LnLiSiS4 (Ln = La and Ce): Promising infrared nonlinear optical materials designed by aliovalent substitution from SrCdSiS4

Abstract

Aliovalent substitution is an effective route to design new nonlinear optical (NLO) crystals. Using SrCdSiS4 as a parent compound, two new infrared NLO lanthanide thiosilicates, namely LnLiSiS4 (Ln = La and Ce), have been successfully obtained through aliovalent substitution. Interestingly, these compounds exhibit [LiSiS4]3- layers composed of vertex- and edge-shared LiS4 and SiS4 tetrahedra that significantly different from the [LnSiS4]3- layers composed of edge-shared LnS6 trigonal prisms (or LnS7 monocapped trigonal prisms) and SiS4 tetrahedra in other ALnSiS4 (A = K, Rb, Cs, Ln = lanthanide) compounds with larger sized alkali cations.
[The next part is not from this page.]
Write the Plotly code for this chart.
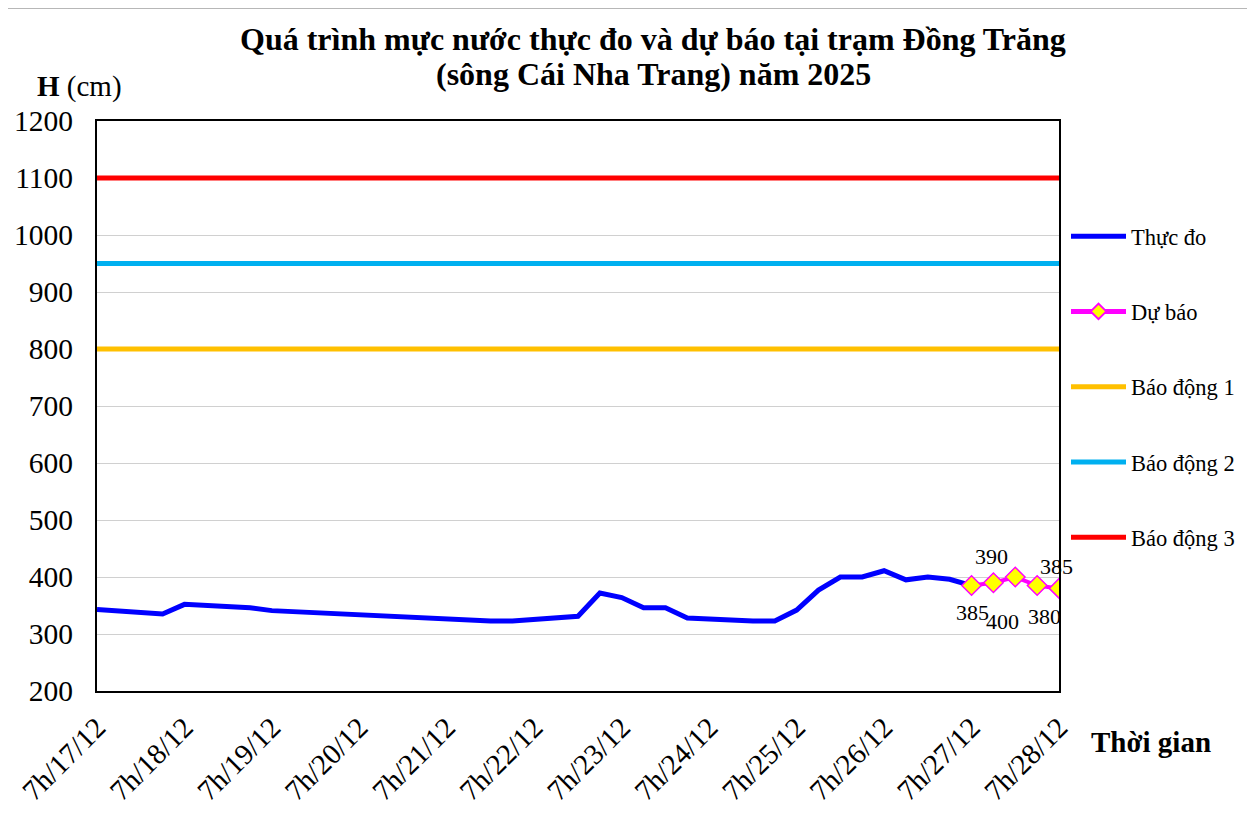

LnLiSiS4 (Ln = La and Ce) also achieve balanced properties for good infrared NLO materials: largest SHG response among all known thiosilicates (2.0 and 2.1 × AgGaS2 @ 2 μm for LaLiSiS4 and CeLiSiS4 respectively) with phase matching ability, high laser induced damage threshold (14 and 9 times of AgGaS2), wide bandgap (3.71 and 2.92 eV), wide infrared transmission range (0.35–18 μm) and good thermal stability above 700 °C. This work not only enriches the structure chemistry of lanthanide thiosilicates, but also provides an efficient route to design new high performance IR NLO materials.